As Matthias Küntzel explains in Nazi Propaganda in the Middle East and its Repercussions in the Postwar Period, the text exaggerated and highlighted classically minimal episodes of anti-Jewish moments in the Quran to appear to be central themes in the religious text. This propaganda disseminated among Muslims helped fuel the Jew-hatred on which Hitler would eventually capitalize.
The Egyptian-based publisher of Islam and Jewry, Mohamad Ali al-Taher, was an associate of the mufti’s and has been linked to facilitating relations between the Egyptian Muslim Brotherhood and German agents. Radio Zeesen and Islam and Jewry, which allegedly was written in part by the mufti, helped catalyze the rampant Jew-hatred in Egypt and fed into the Muslim Brotherhood’s vigor to annihilate the Jewish state.
In late 1945, on the anniversary of the 1917 Balfour Declaration, a wave of gruesome anti-Jewish pogroms swept Cairo. Several Jewish institutions were burned down, including the Ashkenazi synagogue in the Muski Quarter, and more than 100 Jews were wounded. By this point, the extent of the mufti’s war crimes was public knowledge. The mobs who perpetuated the pogroms chanted slogans defending him and vowed to murder every Jew if he were to be captured.
The Muslim Brotherhood’s ability to garner a massive mob to conduct such pogroms that year indicates that the Nazi ideology fueled and coordinated in part by al-Husseini had had a serious impact.
After the end of WWII, Jew-hatred remained so robust in Egypt that the country became a makeshift safe haven for Nazis. Collaborators like Johann von Leers, a senior S.S. official nicknamed “Hitler’s number one anti-Semite” for his work in Joseph Goebbels’s Propaganda Ministry sought refuge there.

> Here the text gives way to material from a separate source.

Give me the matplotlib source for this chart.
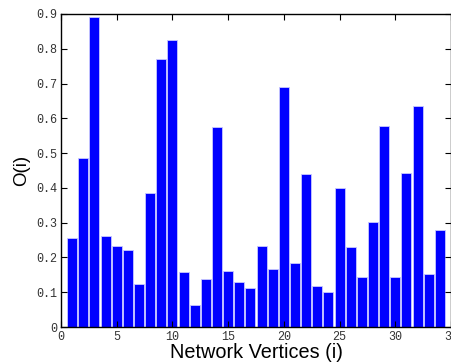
import numpy as np
import matplotlib
matplotlib.use("Agg")
import matplotlib.pyplot as plt

# valores
vertices = list(range(1, 35))
valores = [0.257, 0.487, 0.890, 0.263, 0.232, 0.220, 0.125, 0.386, 0.771, 0.824,
           0.157, 0.064, 0.139, 0.576, 0.161, 0.130, 0.113, 0.233, 0.166, 0.689,
           0.185, 0.441, 0.117, 0.100, 0.401, 0.230, 0.144, 0.301, 0.579, 0.144,
           0.443, 0.635, 0.153, 0.278]
xticks = [0, 5, 10, 15, 20, 25, 30, 35]
yticks = [0, 0.1, 0.2, 0.3, 0.4, 0.5, 0.6, 0.7, 0.8, 0.9]

fig = plt.figure(figsize=(4.51, 3.63), dpi=100)
ax = fig.add_axes([61 / 451, 1 - 327 / 363, 390 / 451, 313 / 363])

ax.bar(vertices, valores, width=0.9, color='#0000ff', edgecolor='#c8c8ff', linewidth=0.6)

ax.set_xlim(0, 35)
ax.set_ylim(0, 0.9)
ax.set_xticks(xticks)
ax.set_yticks(yticks)
ax.set_xticklabels([str(t) for t in xticks])
ax.set_yticklabels(['0' if t == 0 else f'{t:.1f}' for t in yticks])
ax.tick_params(direction='in', top=True, right=True, length=4, width=0.8,
               labelsize=8.5, labelcolor='#333333', pad=3)
for lab in ax.get_xticklabels() + ax.get_yticklabels():
    lab.set_family('Liberation Mono')
for s in ax.spines.values():
    s.set_linewidth(1.0)

ax.set_xlabel('Network Vertices (i)', fontsize=14.3, family='Liberation Sans', labelpad=0)
ax.set_ylabel('O(i)', fontsize=13.5, family='Liberation Sans', labelpad=4)

fig.savefig('out.png', dpi=100)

In fact, the Mufti himself facilitated Leer’s entry into Egypt, where he would oversee anti-Israel propaganda as head of the Institute for the Study of Zionism. The author of dozens of books and articles published between 1932-1944, Leers was one of the most prolific anti-Semitic writers in Hitler’s Third Reich. According to recently declassified CIA documents, the work that Leers began in Germany and continued in Egypt irrefutably links to the decades of violent Arab-Israeli relations that would dominate the region for years to come.
Some scholars argue that the mufti was more concerned with achieving power or gaining a foreign ally than with exterminating Jews. Whether or not these alternative motivations played a part in his thinking is irrelevant, however. He unquestionably emerged as the leading non-European aide for the Nazis, and played a vital role in recruiting and training the S.S. soldiers whose main ambition was to secure Hitler’s reign by systematically murdering Jews.
Therefore, the marginalizing of his contributions to the Nazi wartime efforts is ludicrous and sets a dangerous precedent. Erasing him from Yad Vashem’s exhibit also minimizes the history of how Nazi ideology was imported into the Muslim and Arab world, where it festers in many corners of that world to this very day.